• [Directions for this task]:
No pictures belong in the copy; return exactly the lines from the one with "Give me the matplotlib source for this chart." through the one with "plt.rcParams['font.family'] = ['Liberation", both ends included, and nothing else.

• [Listed records]:
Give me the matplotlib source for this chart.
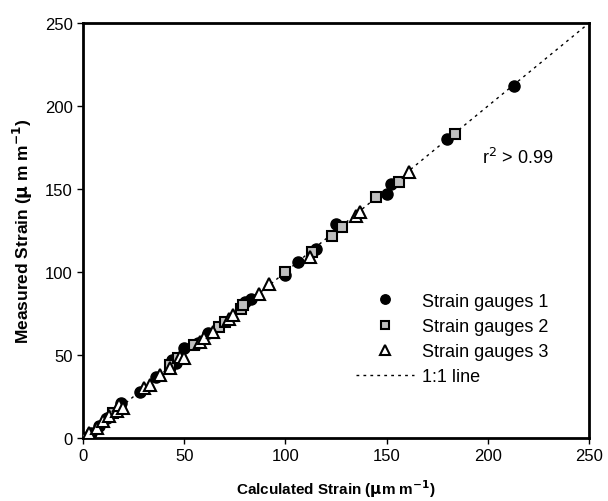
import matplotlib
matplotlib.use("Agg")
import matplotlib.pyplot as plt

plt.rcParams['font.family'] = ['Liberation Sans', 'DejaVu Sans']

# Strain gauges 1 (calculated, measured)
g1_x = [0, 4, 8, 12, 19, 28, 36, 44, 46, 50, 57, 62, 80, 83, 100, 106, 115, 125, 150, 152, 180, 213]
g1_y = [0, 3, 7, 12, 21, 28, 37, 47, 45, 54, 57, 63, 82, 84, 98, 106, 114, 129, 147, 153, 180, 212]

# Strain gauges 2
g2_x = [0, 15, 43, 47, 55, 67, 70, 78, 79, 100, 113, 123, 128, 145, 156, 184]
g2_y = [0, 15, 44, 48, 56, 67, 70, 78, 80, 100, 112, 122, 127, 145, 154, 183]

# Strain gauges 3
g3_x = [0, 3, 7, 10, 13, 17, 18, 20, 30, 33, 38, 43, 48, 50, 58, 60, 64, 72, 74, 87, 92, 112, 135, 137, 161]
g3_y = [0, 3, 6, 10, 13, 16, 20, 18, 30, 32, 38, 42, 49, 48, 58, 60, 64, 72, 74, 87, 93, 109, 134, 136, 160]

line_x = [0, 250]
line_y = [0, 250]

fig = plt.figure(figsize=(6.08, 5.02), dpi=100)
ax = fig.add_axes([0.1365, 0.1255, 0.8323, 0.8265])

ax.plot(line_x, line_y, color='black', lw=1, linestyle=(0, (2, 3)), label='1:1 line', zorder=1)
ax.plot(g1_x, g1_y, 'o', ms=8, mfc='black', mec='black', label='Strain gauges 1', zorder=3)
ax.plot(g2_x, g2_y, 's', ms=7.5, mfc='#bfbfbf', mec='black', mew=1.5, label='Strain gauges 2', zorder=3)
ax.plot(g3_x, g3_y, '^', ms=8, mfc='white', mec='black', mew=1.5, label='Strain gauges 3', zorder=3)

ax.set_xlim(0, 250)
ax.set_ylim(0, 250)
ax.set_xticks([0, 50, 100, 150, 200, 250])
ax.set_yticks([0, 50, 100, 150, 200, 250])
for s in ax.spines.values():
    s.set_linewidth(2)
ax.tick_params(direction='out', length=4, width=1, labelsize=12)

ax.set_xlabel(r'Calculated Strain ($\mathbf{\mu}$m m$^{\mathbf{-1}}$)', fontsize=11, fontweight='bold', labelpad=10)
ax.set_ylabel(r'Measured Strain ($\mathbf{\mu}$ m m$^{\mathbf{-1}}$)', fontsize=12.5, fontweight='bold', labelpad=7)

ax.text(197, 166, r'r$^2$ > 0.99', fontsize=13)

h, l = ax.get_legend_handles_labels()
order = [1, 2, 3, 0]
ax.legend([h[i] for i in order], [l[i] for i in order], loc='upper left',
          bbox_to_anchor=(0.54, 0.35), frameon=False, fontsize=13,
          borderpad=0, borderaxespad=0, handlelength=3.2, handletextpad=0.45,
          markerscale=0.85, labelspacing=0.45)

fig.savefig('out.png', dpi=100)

---

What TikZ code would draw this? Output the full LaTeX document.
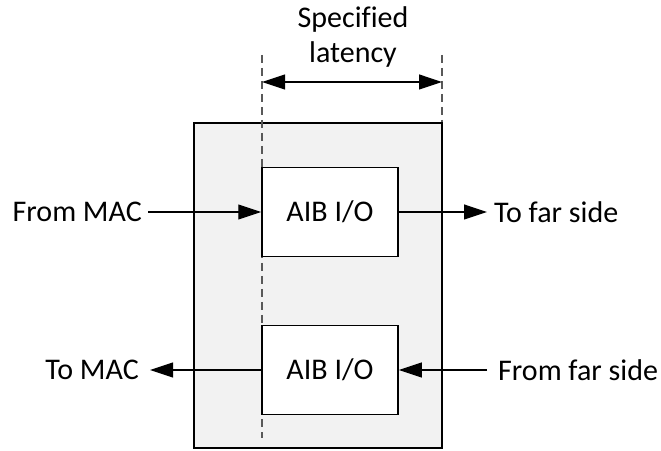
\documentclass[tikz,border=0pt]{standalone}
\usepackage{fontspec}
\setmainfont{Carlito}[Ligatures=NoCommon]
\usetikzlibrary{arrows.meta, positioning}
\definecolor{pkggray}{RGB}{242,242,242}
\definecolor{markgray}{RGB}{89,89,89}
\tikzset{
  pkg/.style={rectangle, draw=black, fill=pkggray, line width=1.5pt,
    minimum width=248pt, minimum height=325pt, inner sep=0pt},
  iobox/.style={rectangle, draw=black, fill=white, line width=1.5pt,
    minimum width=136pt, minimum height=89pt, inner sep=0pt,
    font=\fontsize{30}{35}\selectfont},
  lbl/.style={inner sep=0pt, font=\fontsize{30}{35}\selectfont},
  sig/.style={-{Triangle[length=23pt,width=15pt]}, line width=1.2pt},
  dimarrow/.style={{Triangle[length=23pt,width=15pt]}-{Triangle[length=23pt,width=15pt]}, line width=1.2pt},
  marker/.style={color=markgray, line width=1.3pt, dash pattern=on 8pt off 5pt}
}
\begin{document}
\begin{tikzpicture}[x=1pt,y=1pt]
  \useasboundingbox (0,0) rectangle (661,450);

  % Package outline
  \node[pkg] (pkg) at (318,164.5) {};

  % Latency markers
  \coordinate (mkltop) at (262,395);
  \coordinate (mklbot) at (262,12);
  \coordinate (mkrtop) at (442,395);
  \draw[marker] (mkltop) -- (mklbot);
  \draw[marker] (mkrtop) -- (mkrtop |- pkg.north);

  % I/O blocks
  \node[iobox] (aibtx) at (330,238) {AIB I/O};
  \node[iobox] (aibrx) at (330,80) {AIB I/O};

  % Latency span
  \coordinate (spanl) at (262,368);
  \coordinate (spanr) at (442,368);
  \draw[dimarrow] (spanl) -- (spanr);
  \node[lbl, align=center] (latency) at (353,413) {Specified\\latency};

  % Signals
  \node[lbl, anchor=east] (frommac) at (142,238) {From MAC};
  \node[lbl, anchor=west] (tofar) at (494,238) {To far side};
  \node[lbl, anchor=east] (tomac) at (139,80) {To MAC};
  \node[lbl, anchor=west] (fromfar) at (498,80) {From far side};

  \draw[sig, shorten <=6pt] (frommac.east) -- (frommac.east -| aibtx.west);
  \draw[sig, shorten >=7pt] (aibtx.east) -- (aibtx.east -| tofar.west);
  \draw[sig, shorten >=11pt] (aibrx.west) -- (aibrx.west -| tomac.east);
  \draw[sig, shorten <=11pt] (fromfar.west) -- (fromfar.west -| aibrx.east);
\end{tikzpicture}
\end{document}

• [Problem solution]:
Give me the matplotlib source for this chart.
import matplotlib
matplotlib.use("Agg")
import matplotlib.pyplot as plt

plt.rcParams['font.family'] = ['Liberation Sans', 'DejaVu Sans']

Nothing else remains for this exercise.